Frequently asked questions

Can I choose which GCSE maths exam board my child sits?

No — the choice is made by the school, not by individual families. Schools select an exam board for all students in that cohort, and the choice is usually driven by the school's relationship with the exam board's resources, CPD, and marking support. If you are unsure which board your child is entered for, ask their maths teacher — the board is stated on every mock paper and in the school's exam information.

Is AQA or Edexcel maths harder?

Neither board is consistently harder than the other. Ofqual's comparable outcomes policy ensures that grade distributions are broadly similar across boards each year. The difficulty of a particular exam series depends on the papers set that year, and grade boundaries are adjusted to compensate. Students sitting AQA or Edexcel are not systematically advantaged or disadvantaged relative to those on the other board.

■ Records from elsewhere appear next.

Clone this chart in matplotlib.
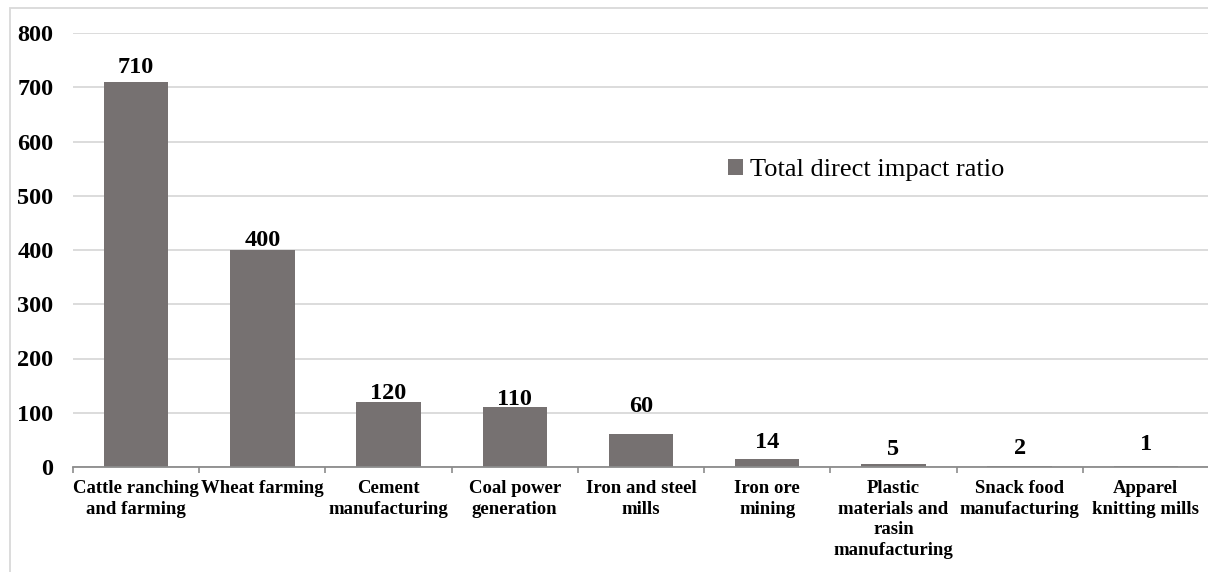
import matplotlib
matplotlib.use('Agg')
import matplotlib.pyplot as plt
from matplotlib.patches import Rectangle
import numpy as np

plt.rcParams['font.family'] = ['Liberation Serif', 'DejaVu Serif']

industries = ['Cattle ranching\nand farming', 'Wheat farming', 'Cement\nmanufacturing',
              'Coal power\ngeneration', 'Iron and steel\nmills', 'Iron ore\nmining',
              'Plastic\nmaterials and\nrasin\nmanufacturing', 'Snack food\nmanufacturing',
              'Apparel\nknitting mills']
impact_ratio = [710, 400, 120, 110, 60, 14, 5, 2, 1]
# gap (points) between each bar top and its value label
label_pad = [6, 3, 2, 2, 16.5, 8, 7, 8.5, 11.5]

bar_color = '#767171'
grid_color = '#d9d9d9'

fig = plt.figure(figsize=(12.08, 5.72), dpi=100)
W, H = 1208, 572
ax = fig.add_axes([73 / W, 1 - 467 / H, (1209 - 73) / W, (467 - 33) / H])

x = np.arange(len(industries))
bars = ax.bar(x, impact_ratio, width=0.51, color=bar_color, zorder=3,
              label='Total direct impact ratio')

for xi, v, pad in zip(x, impact_ratio, label_pad):
    ax.annotate(str(v), (xi, v), xytext=(0, pad), textcoords='offset points',
                ha='center', va='baseline', fontsize=17.5, fontweight='bold')

ax.set_xlim(-0.5, len(industries) - 0.5)
ax.set_ylim(0, 800)
ax.set_yticks(np.arange(0, 801, 100))
ax.yaxis.grid(True, color=grid_color, linewidth=1.3, zorder=0)
ax.tick_params(axis='y', length=0, pad=14, labelsize=17.5)
for lbl in ax.get_yticklabels():
    lbl.set_fontweight('bold')

ax.set_xticks(x)
ax.set_xticklabels(industries, fontsize=13.5, fontweight='bold', linespacing=1.28)
ax.tick_params(axis='x', which='major', length=0, pad=9.5)
ax.set_xticks(np.arange(-0.5, len(industries) + 0.5, 1), minor=True)
ax.tick_params(axis='x', which='minor', length=4, width=1.2, color='#8c8c8c', direction='out')

for side in ['top', 'right', 'left']:
    ax.spines[side].set_visible(False)
ax.spines['bottom'].set_color('#8c8c8c')
ax.spines['bottom'].set_linewidth(1.3)
ax.spines['bottom'].set_zorder(4)

ax.legend(loc='center left', bbox_to_anchor=(728 / W, 1 - 170 / H),
          bbox_transform=fig.transFigure, frameon=False, fontsize=19,
          handlelength=0.55, handleheight=0.55, handletextpad=0.3,
          borderpad=0, borderaxespad=0)

# light chart border
fig.patches.append(Rectangle((10 / W, -0.1), 1.2, 1 - 8 / H + 0.1,
                             transform=fig.transFigure, fill=False,
                             edgecolor=grid_color, linewidth=1.3, zorder=0))

fig.savefig('out.png', dpi=100)
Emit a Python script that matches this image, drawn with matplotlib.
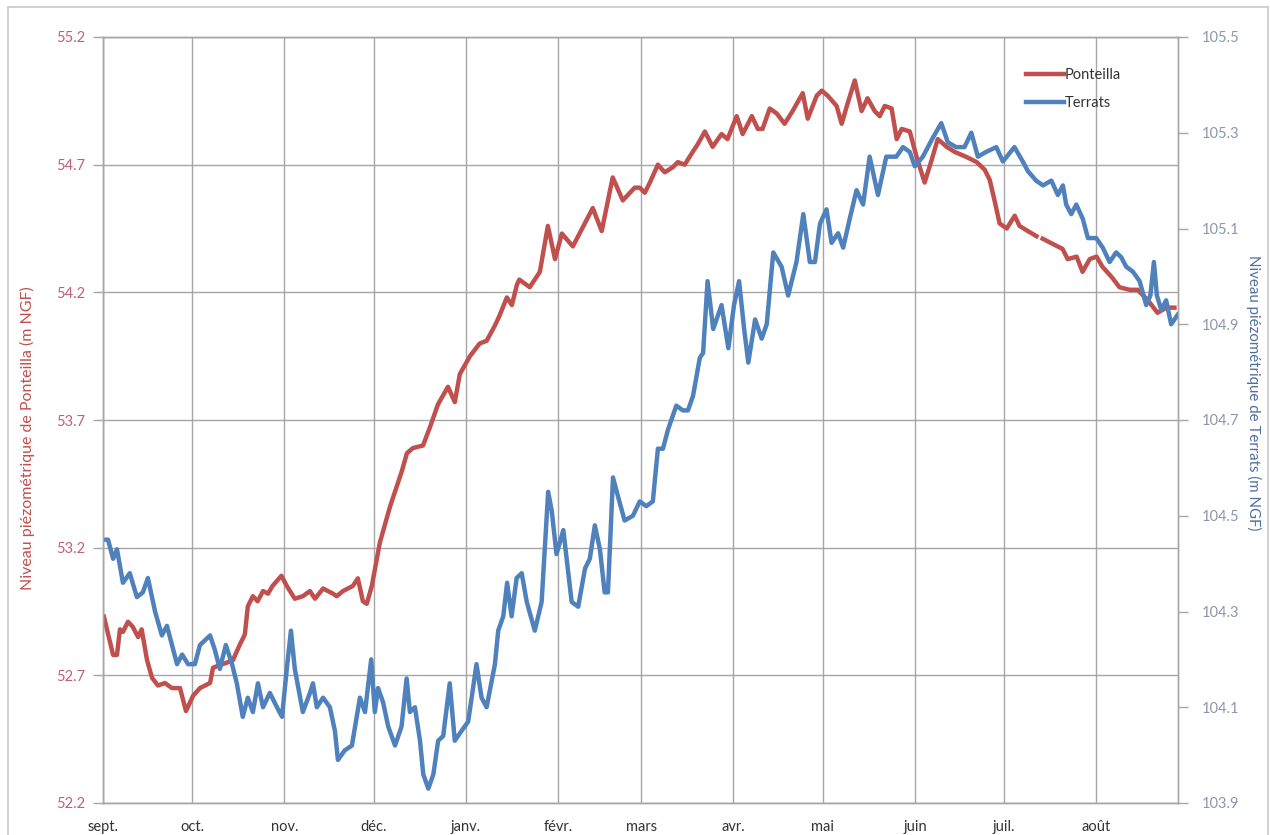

Do revision resources differ between AQA and Edexcel maths?

The curriculum content is the same, so most revision guides — including CGP, Maths Genie worksheets, and BBC Bitesize — are relevant to both. The main exception is past papers and mark schemes, which are board-specific. Always practise with past papers from your child's own board, downloaded from AQA's or Pearson's website. This ensures the question style, wording, and marking conventions are exactly what your child will face in the exam.

Does it matter which exam board my child's AI tutor is trained on?

A good AI tutor for GCSE maths should cover the full national curriculum content, which is shared across all boards. What matters more is that the AI tutor uses exam-style questioning and, where relevant, reinforces the terminology and approach expected by the specific board. When your child is close to exams, practising directly with past papers from their board — marked against the real mark scheme — is the most targeted preparation, regardless of which AI tutor they use for concept practice.